# Solar: IF Real



## Ripon (Dec 22, 2012)

First I don't believe it's real, but if so
https://www.yahoo.com/tech/s/genera...aper-more-efficient-scientists-155729864.html

The claim is 1/2 the cost. Ok so the current cost is about $2.00 a watt total system cost ( less on big systems, more on little ones) and if you had to finance a system it costs about $.18 a kilowatt hour now ( again less for bigger systems) and that is equal to or better then some utilities in some states. Now 50% cheaper panels is a part of the system and likely reduces the overall cost 20-25%. That could mean financed solar power drops to $.135 a kilowatt he.....BUT wait there is more.....40% more efficiency means more power (which you wouldn't buy) so it really means 40% less panels purchases....that could ...could make solar possible at $.09 a kilowatt hour !!!! WOW that would be a winner in about 70% of the states.


----------



## Ralph Rotten (Jun 25, 2014)

Considering that current solar cells are only 18% effective, it doesn't surprise me that the next step could be big. 

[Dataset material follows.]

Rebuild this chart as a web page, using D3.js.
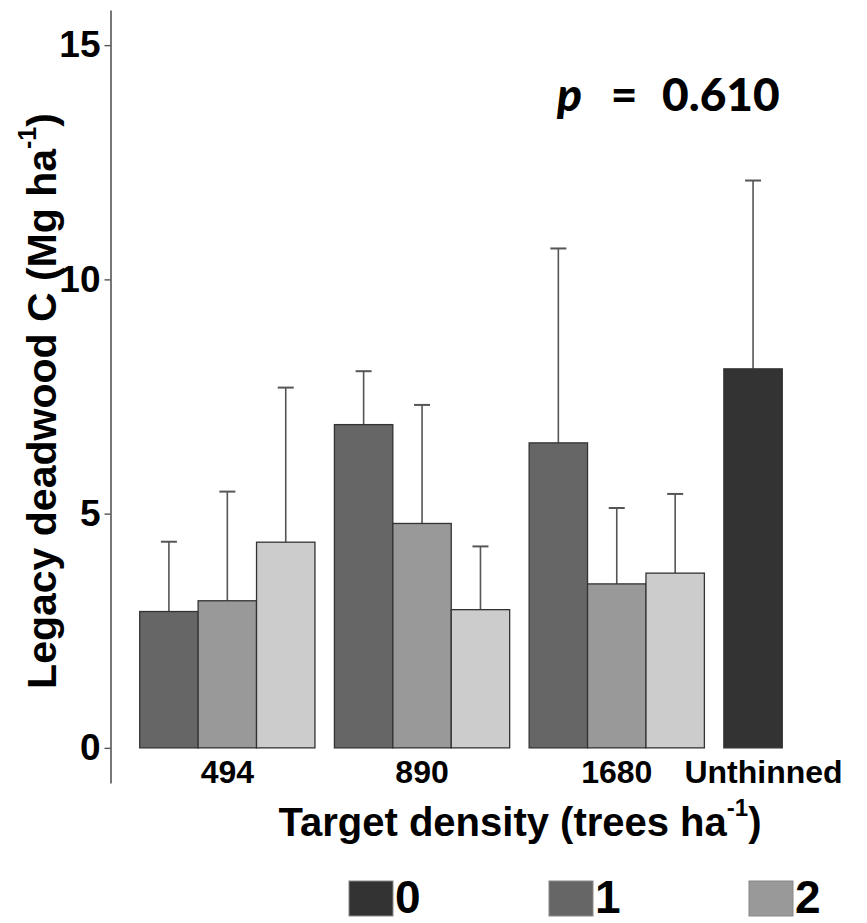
<!DOCTYPE html>
<html>
<head>
<meta charset="utf-8">
<script src="https://cdn.jsdelivr.net/npm/d3@7"></script>
<style>
  body { margin: 0; background: #fff; }
  text { font-family: "Liberation Sans", Arial, sans-serif; font-weight: bold; fill: #000; }
</style>
</head>
<body>
<div id="chart"></div>
<script>
// chart size
var width = 867, height = 923;

// data
var densities = ["494", "890", "1680", "Unthinned"];
var entries = ["0", "1", "2", "3"];
var entryColours = ["#333333", "#666666", "#999999", "#cccccc"];

var barDensity = ["494", "494", "494", "890", "890", "890", "1680", "1680", "1680", "Unthinned"];
var barEntry   = ["1", "2", "3", "1", "2", "3", "1", "2", "3", "0"];
var barMean    = [2.91, 3.14, 4.39, 6.90, 4.79, 2.95, 6.51, 3.50, 3.73, 8.09];
var barUpper   = [4.40, 5.47, 7.69, 8.04, 7.32, 4.30, 10.66, 5.12, 5.42, 12.11];

var yTicks = [0, 5, 10, 15];

var svg = d3.select("#chart").append("svg")
  .attr("width", width)
  .attr("height", height);

var x = d3.scaleBand()
  .domain(densities)
  .range([110.5, 928.3])
  .paddingInner(0.1)
  .paddingOuter(0.15);

var slot = d3.scaleBand()
  .domain([0, 1, 2])
  .range([0, x.bandwidth()]);

var y = d3.scaleLinear()
  .domain([-0.75, 15.75])
  .range([783, 10]);

var colour = d3.scaleOrdinal().domain(entries).range(entryColours);

// position of each bar inside its group
var bars = barMean.map(function (m, i) {
  var idx = 0;
  for (var j = 0; j < i; j++) { if (barDensity[j] == barDensity[i]) idx++; }
  return { density: barDensity[i], entry: barEntry[i], mean: m, upper: barUpper[i], idx: idx };
});

function barX(d) { return x(d.density) + slot(d.idx); }

// error bars first, bars on top
var err = svg.append("g").attr("class", "errors");
err.selectAll("line.stem")
  .data(bars).enter().append("line")
  .attr("class", "stem")
  .attr("x1", function (d) { return barX(d) + slot.bandwidth() / 2; })
  .attr("x2", function (d) { return barX(d) + slot.bandwidth() / 2; })
  .attr("y1", function (d) { return y(d.mean); })
  .attr("y2", function (d) { return y(d.upper); })
  .style("stroke", "#555")
  .style("stroke-width", 1.6);
err.selectAll("line.cap")
  .data(bars).enter().append("line")
  .attr("class", "cap")
  .attr("x1", function (d) { return barX(d) + slot.bandwidth() / 2 - 8; })
  .attr("x2", function (d) { return barX(d) + slot.bandwidth() / 2 + 8; })
  .attr("y1", function (d) { return y(d.upper); })
  .attr("y2", function (d) { return y(d.upper); })
  .style("stroke", "#555")
  .style("stroke-width", 2);

svg.append("g").selectAll("rect")
  .data(bars).enter().append("rect")
  .attr("x", barX)
  .attr("width", slot.bandwidth())
  .attr("y", function (d) { return y(d.mean); })
  .attr("height", function (d) { return y(0) - y(d.mean); })
  .style("fill", function (d) { return colour(d.entry); })
  .style("stroke", "#333")
  .style("stroke-width", 1.3);

// y axis
var yAxis = svg.append("g")
  .attr("transform", "translate(110.5,0)")
  .call(d3.axisLeft(y).tickValues(yTicks).tickSize(6).tickSizeOuter(0).tickPadding(4));
yAxis.select(".domain").style("stroke", "#555").style("stroke-width", 1.6);
yAxis.selectAll(".tick line").style("stroke", "#555").style("stroke-width", 1.4);
yAxis.selectAll(".tick text")
  .style("font-size", "37px")
  .style("font-family", "Liberation Sans, Arial, sans-serif")
  .style("font-weight", "bold")
  .attr("fill", "#000");

// x axis labels
var xAxis = svg.append("g")
  .attr("transform", "translate(0," + y(0) + ")")
  .call(d3.axisBottom(x).tickSize(0).tickPadding(12));
xAxis.select(".domain").remove();
xAxis.selectAll(".tick text")
  .style("font-size", "32px")
  .style("font-family", "Liberation Sans, Arial, sans-serif")
  .style("font-weight", "bold")
  .attr("fill", "#000")
  .attr("x", function (d) { return d == "Unthinned" ? -48 : 0; });

// axis titles
var xt = svg.append("text")
  .attr("x", 520).attr("y", 836)
  .attr("text-anchor", "middle")
  .style("font-size", "40px");
xt.append("tspan").text("Target density (trees ha");
xt.append("tspan").attr("dy", -20).style("font-size", "24px").text("-1");
xt.append("tspan").attr("dy", 20).text(")");

var yt = svg.append("text")
  .attr("transform", "translate(56,401) rotate(-90)")
  .attr("text-anchor", "middle")
  .style("font-size", "41px");
yt.append("tspan").text("Legacy deadwood C (Mg ha");
yt.append("tspan").attr("dy", -20).style("font-size", "25px").text("-1");
yt.append("tspan").attr("dy", 20).text(")");

// p value
var pt = svg.append("g");
pt.append("text").attr("x", 557).attr("y", 111)
  .style("font-family", "Lato, 'Open Sans', sans-serif")
  .style("font-weight", "900")
  .style("font-style", "italic").style("font-size", "46px").text("p");
pt.append("text").attr("x", 624).attr("y", 111).attr("text-anchor", "middle")
  .style("font-family", "Lato, 'Open Sans', sans-serif")
  .style("font-weight", "900")
  .style("font-size", "46px").text("=");
pt.append("text").attr("x", 662).attr("y", 111)
  .style("font-family", "Lato, 'Open Sans', sans-serif")
  .style("font-weight", "900")
  .style("font-size", "46px").text("0.610");

// legend (only the keys that fit inside the picture)
var legendX = function (i) { return 349 + i * 200; };
var legend = svg.append("g").selectAll("g")
  .data(entries.filter(function (d, i) { return legendX(i) < width - 60; }))
  .enter().append("g")
  .attr("transform", function (d, i) { return "translate(" + legendX(i) + ",881)"; });
legend.append("rect")
  .attr("width", 44).attr("height", 35)
  .style("fill", function (d) { return colour(d); })
  .style("stroke", "#888")
  .style("stroke-width", 1);
legend.append("text")
  .attr("x", 46).attr("y", 32)
  .style("font-size", "46px")
  .text(function (d) { return d; });
</script>
</body>
</html>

What will be interesting is if this technology was made possible by the $10 billion GW funded during his presidency. So he was portrayed as the oil baron, he spent more on alternative fuels than the current administration. 

It would be really great if we had solar cells so effective that we didn;t need foreign oil anymore. Or our own.


----------



## Ripon (Dec 22, 2012)

Electric cars are fine, but not if we need to burn coal to fuel them. This would be a game changer....


----------



## HuntingHawk (Dec 16, 2012)

Stuff like this comes up once a year. There have been developments to increase efficiency but the increase in cost in production has never justified.


----------



## HuntingHawk (Dec 16, 2012)

Ripon said:


> Electric cars are fine, but not if we need to burn coal to fuel them. This would be a game changer....

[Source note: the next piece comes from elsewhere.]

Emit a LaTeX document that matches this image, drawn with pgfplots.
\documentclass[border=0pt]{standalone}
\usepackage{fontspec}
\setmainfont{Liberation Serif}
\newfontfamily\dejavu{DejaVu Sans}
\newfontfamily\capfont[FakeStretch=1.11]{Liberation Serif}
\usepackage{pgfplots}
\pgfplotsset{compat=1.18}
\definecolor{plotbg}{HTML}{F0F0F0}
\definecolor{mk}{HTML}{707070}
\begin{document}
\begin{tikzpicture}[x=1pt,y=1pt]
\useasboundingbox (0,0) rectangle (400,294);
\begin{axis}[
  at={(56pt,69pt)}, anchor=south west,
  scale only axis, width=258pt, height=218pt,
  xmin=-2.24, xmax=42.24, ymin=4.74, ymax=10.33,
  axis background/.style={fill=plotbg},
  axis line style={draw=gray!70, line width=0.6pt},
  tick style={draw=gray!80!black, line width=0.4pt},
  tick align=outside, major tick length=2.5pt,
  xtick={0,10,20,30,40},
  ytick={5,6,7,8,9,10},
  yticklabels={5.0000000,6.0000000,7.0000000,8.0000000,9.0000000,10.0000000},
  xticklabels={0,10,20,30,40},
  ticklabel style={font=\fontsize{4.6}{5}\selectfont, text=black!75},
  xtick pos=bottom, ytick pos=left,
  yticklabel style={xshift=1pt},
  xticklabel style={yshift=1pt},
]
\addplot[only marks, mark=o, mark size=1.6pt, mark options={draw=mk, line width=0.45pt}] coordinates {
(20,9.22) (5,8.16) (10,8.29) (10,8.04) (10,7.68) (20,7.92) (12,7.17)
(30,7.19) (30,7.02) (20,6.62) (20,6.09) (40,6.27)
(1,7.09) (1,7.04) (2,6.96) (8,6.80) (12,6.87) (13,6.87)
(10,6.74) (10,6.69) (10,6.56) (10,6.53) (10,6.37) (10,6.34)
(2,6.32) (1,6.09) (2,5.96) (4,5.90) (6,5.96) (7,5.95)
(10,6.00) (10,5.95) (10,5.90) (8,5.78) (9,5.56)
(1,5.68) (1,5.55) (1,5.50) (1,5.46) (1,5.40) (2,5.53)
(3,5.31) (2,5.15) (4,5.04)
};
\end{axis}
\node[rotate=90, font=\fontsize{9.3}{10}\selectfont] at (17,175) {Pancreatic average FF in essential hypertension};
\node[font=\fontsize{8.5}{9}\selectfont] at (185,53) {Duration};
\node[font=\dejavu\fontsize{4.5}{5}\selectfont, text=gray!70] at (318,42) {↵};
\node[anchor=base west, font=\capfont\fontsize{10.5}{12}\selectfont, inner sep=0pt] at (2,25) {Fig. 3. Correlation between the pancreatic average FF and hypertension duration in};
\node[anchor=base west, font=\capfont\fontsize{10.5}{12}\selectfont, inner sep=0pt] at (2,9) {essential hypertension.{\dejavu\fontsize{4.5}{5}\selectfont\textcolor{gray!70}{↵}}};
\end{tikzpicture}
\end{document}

There is an older couple not so far from me that has a 48V electric golf cart which is directly charged from a 48V solar system. In my county, electric carts are allowed on roads of posted speeds of up to 35MPH. They just use it for visiting neighbors, checking mail (about 1 mile road trip), & trash to the dumpster.


----------



## Camel923 (Aug 13, 2014)

Solar and wind require increased efficencies and lower intial costs to compete with fossil fuels on an economic level. Great news if true. If they could make cheap battery cells that would last....


----------



## Prepadoodle (May 28, 2013)

It seems to be an interesting technology. Since these lead based perovskite cells absorb different wavelengths than silicon-based cells, there is even talk about combining the two to produce cells that could near 40% in conversion efficiency. Certainly a game changer if they pull it off.

Thanks for the link Ripon, it's something I'll be keeping my eye on.


----------



## Ralph Rotten (Jun 25, 2014)

Down here in AZ we are seeing solar popping up everywhere. Grocery stores, schools, the local military base installed a solar farm. I am glad to se it. It always bothered me that of all the places in America, sunny states like AZ & NV should be ashamed of ourselves for being so damned latent on joining the game. We have energy literally falling from the sky in carcogenic levels, and yet we ignored it for years.

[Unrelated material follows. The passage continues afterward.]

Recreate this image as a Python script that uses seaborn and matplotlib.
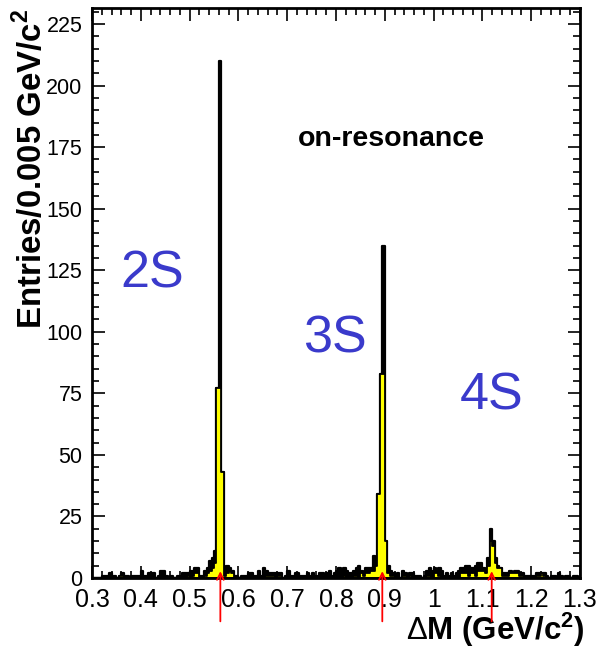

But Ripon's last post about burning coal to power electric cars was spot-on. Even with solar cells or hydrogen-based energy, there is always the industrial downside to consider. Namely, does it take more energy and resources to create the device than it woulda if we just used fossil fuels? Prolly the big reason that many states were hesitant about solar for so long was that it was not really very good tecnology during the early years, nd very expensive. When cells were only 5 or 10% effective they were not worth the effort of manufacturing them. Same goes for hydrogen, at current energy costs it is cheaper to just burn fossil fuels than to split salt water into hydrogen. The energy recovered at the end of the process amounts to a net loss.

But what if the energy were free, or nearly so? I have considered the idea of using inexpensive solar to split water, then use hydrogen to run a generator or power a car. It removes batteries from the component, but adds the difficulty of pressurized hydrogen. I think we're still a few years away from tht yet level of efficiency, but it is interesting to think that you could drive down the road knowing that you are emitting no hazardous chemicals or pollutants. The only thing coming out of your tailpipe is water vapor.


----------



## 8301 (Nov 29, 2014)

While the price of panels has dropped to about $1 a watt the price of the grid tie inverters and the additional NEC required equipment is very high.


----------



## Ripon (Dec 22, 2012)

Technology will make it better and by that I mean inverters and batteries to. Sadly it's govt and building permits that are ruining it.


----------



## HuntingHawk (Dec 16, 2012)

What is built in a lab has little to do with the real world.

40% increase in a lab is ideal conditions. That translates to less then 20% in the real world.

I remember several years ago a guy came up with a 15% increase just by the type of glass used. Never produced because even a hard rain would break the glass.

Even a 10% increase would be nice but not if it cost 30% more to produce it.


----------